- Born: 20 August 1940 (age 84) Baku, Azerbaijan SSR, USSR
- Education: Azerbaijan Polytechnic Institute
- Notable work: The Architecture of Shusha
- Parents: Vali Avalov (father); Mahbuba Ismayılova (mother);
- Awards: Honored Art Worker of Azerbaijan

= Elturan Avalov =

Azerbaijani artist (born 1940)

Elturan Veli oglu Avalov (Elturan Vəli oğlu Avalov; born August 20, 1940) is an Azerbaijani artist, Honored Art Worker of Azerbaijan (1991), professor (2003). He is a full member of the Eastern Countries International Academy of Architecture, the International Academy of Ecoenergetics, the Union of Azerbaijan Architects and the Union of Azerbaijan Artists.

== Biography ==
Elturan Avalov was born in Baku in 1940. In 1963, he graduated from the architecture faculty of the Azerbaijan Polytechnic Institute. In 1973, he defended it by writing a dissertation on "Architecture of the city of Shusha and preservation of its historical face". Later, in the graphic series called "Shusha" he described Panahali Khan's castle, Ganja Gate, Garaboyuk Khanim's Palace, Ibrahim Khalil Khan's Palace, Khan's Palace, Saatli Mosque, House of Mehmandarovs, Yukhari Govhar Agha Mosque, Ashaghi Govhar Agha Mosque, House of Khurshidbanu Natavan, Khurshidbanu Natevan's caravanserai, the Khan Gizi spring, Molla Panah Vagif's mausoleum and up to 50 monuments in total with brush and pen technique.

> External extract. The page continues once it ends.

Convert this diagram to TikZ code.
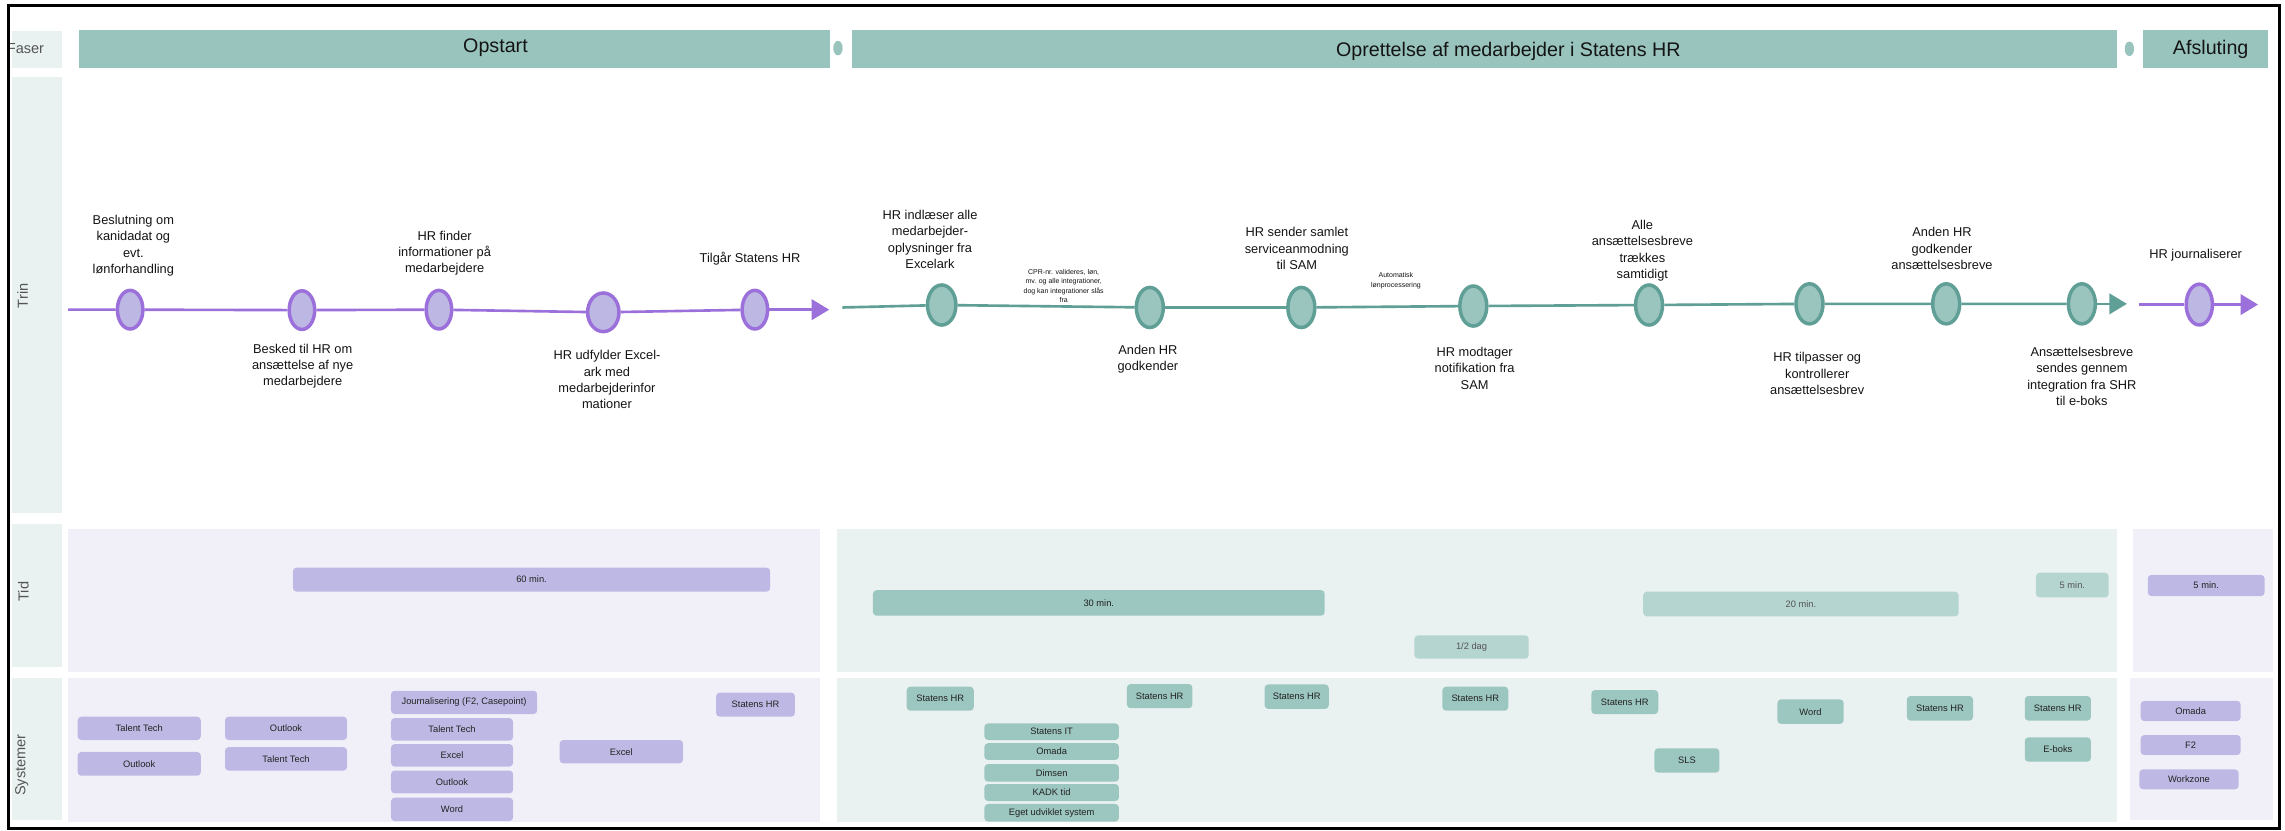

He is the author of the books The Architecture of Shusha (1977), Elturan (1986), The Architect's Eyes (1978). In 1991, he was awarded the title of Honored Art Worker of the Republic of Azerbaijan. He is a participant in more than 30 exhibitions. Individual exhibitions were held in Baku (1985, 1994, 2005), Moscow (1986), Turkey (1999). In 1985, an individual exhibition of the artist dedicated to the 100th anniversary of Uzeyir Hajibeyli, the founder of professional music in Azerbaijan, was held in Moscow. 100 of his graphic works were displayed at the exhibition. In 2003, he was given the title of professor. Currently, he is the head of the "Fine arts" department of the Azerbaijan University of Architecture and Construction. Since 2005, he has been a member of Azerbaijan Union of Artists, since 2006 Azerbaijan "Caricature Artists Union", Azerbaijan group of FECO. In addition, he is a full member of the International Academy of Architecture of the Eastern Countries, the International Academy of Ecoenergetics, and a member of the Union of Architects of Azerbaijan.

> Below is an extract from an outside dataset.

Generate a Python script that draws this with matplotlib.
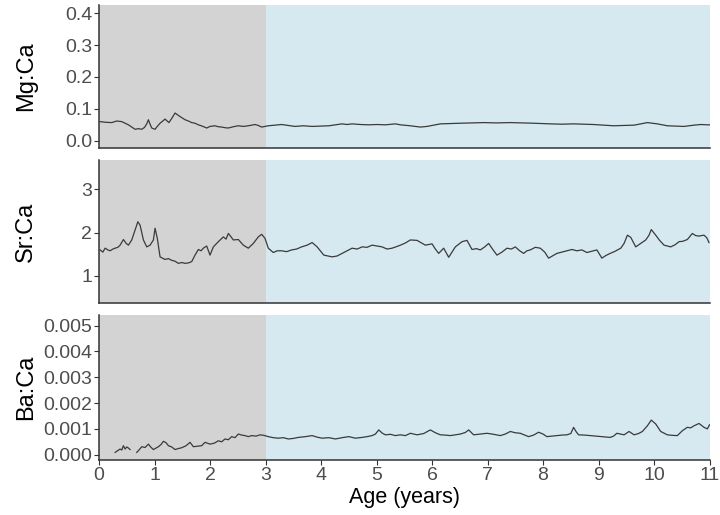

He has published more than 60 scientific books and articles on the problems of the history of architecture and art of Azerbaijan, and more than 500 of his graphic works have been published in Baku, Vilnius, Tashkent, Kyiv, Moscow, Kazan, Riga and Strasbourg.

He drew illustrations for works of Azerbaijani classics and grotesque caricatures for folk songs. Portraits of "Haji Murad", "Composer Fikret Amirov", "Sevil", "Oilmen" are also distinguished among his works in a realistic style. Apart from that, he also painted paintings for Uzeyir Hajibeyli's operettas Arshin Mal Alan and If Not That One, Then This One.

On October 12, 2020, on the occasion of the 270th anniversary of the Shusha fortress, a virtual exhibition of the graphic series drawn by Elturan Avalov about Shusha was opened under the organization of the Ministry of Culture and the Azerbaijan State Art Gallery.

== Books ==
- The Architecture of Shusha (1977)
- Through the eyes of an architect (1978)
- The Teller (1986)

== Family ==
His father, Vali Avalov, was a Meskhetian Turk. He taught at the Azerbaijan Institute of Civil Engineers.

His mother, Mahbuba Ismayilova, was an honored engineer of Azerbaijan.